A look at Lewis’s thinking on scientism indicates the D.I. interpretation is less than strict.

Some critics have incorrectly regarded That Hideous Strength as an attack on science. In this regard Faye Ann Crowell correctly draws attention to Lewis’s unpublished (in his own lifetime) reply to Professor J.B.S. Haldane’s highly critical review. Lewis answered Haldane’s criticism by explaining just what he was attacking: “Firstly, a certain view about values: the attack will be found, undisguised, in The Abolition of Man,” Lewis’s 100-page work of nonfiction on the same subject. The latter essay addresses the dangers Lewis saw in the twentieth century abandonment of traditional, objective values. Lewis’s second aim in That Hideous Strength was to illustrate the folly of devoting one’s life to gaining the power and prestige of belonging to a ruling clique or inner circle. Finally, Lewis continued, he was attacking not scientific planning, as Professor Haldane had thought, but the kind of planned society which first Adolf Hitler and then European Marxists had instituted: “the disciplined cruelty of some ideological oligarchy.”
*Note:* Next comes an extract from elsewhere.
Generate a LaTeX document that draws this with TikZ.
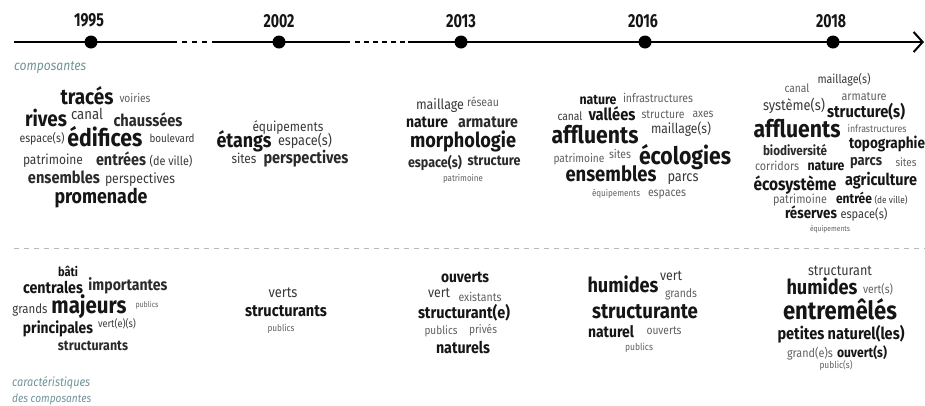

Lewis aside, consider the practice of science is a method. Then by what other means are we to gain knowledge? We can go to our imaginations, and we can gain wondrous things—music, poetry, flights of fiction. However, these are not strictly new knowledge. Knowing the Discovery Institute, I would expect they want us to explore ancient philosophy to probe matters such as the origins of life. There is more.

How should governments government, and how should people conduct personal relationships. We see groups, the D.I. included, advocating for philosophies extracted from ancient texts. Marriage is defined, lifestyles need to conform to tradition, and prescribed rituals are to be followed. The source of this thinking is not reason and pragmatism but the ancient texts. But not, in fact, the ancient texts. The ancient texts are to be interpreted by those very ones who perceive reliance on science a threat. We suspect this reasoning is driven by personal preference. It is rule by edict in bald disguise, and it is definitely an abuse of science.